After Leconte had won the toss and elected to serve the first point of the shoot-out, McEnroe walked to the back of the court and had a lengthy talk with the centre line judge. "I had a philosophical discussion," McEnroe said. "The rules allow for three minutes after the toss-up for the champion's tie-break, so I had time to bullshit."
But how serious was his challenge to umpire Craven? "I slid into this contractual mode," McEnroe said, alluding to his regular joke that he is to obliged to break two rackets and abuse the umpire every time he plays on the senior tour.
"The umpire was giving me the run-around. He asked me if this was part of the contract package. I said, `Let's take it outside'. No one can be sure if I was serious. That's the beauty of it!"
Leconte got in on the act during the tie-break, bumping into McEnroe when they met at the net at the change-over.
That amused the American, who had spent part of Saturday agog at some of the antics while watching England play the All Blacks on television. "Those rugby guys are crazy," he said. "There were fights going on off the ball, below-the-belt shots and everything. There's no outlet in tennis. There should be punchbags at the side of the court if we get uptight."

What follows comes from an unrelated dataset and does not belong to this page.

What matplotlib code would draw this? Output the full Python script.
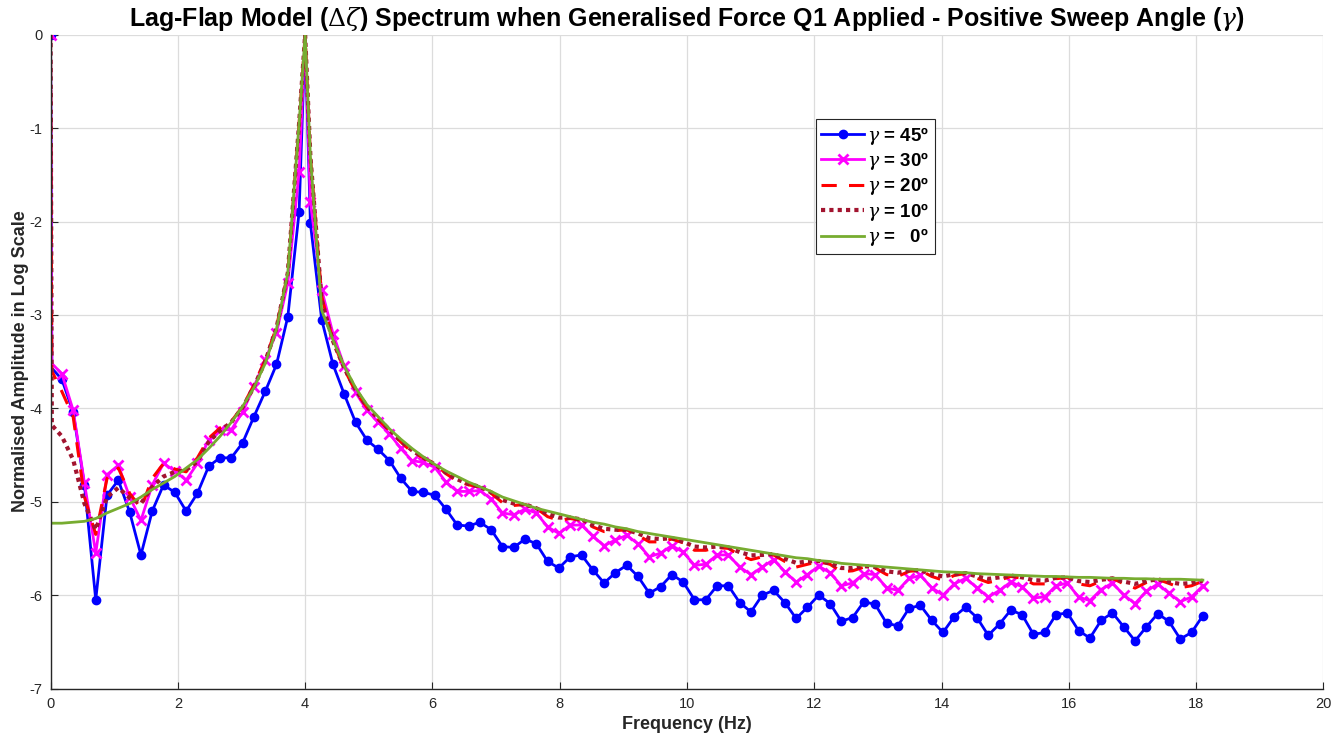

As on the previous three days of the tournament, some of the tennis was excellent, although McEnroe had played better. Leconte, at 34, is barely old enough to qualify for the senior tour. McEnroe, 38, had played himself into fitness form after missing six weeks of practice after injuring a foot.
The crowd loved every minute of it, and could not have hoped for a better warm-up to the main event than the cabaret provided by Mansour Bahrami, the mustachioed showman of the invitation doubles event. The 41-year-old Iranian's trick shots are amazing, dazzling his fellow players as well as the crowd.
Bahrami partnered Britain's Jeremy Bates to victory against Tim Henman and his coach, David Felgate. That is, when he was not catching the ball in the pocket of his shorts or leaping over the net to return his own lob.
All good fun, and we were sad when the veteran string section had to vacate the arena for the Elgar statesmen.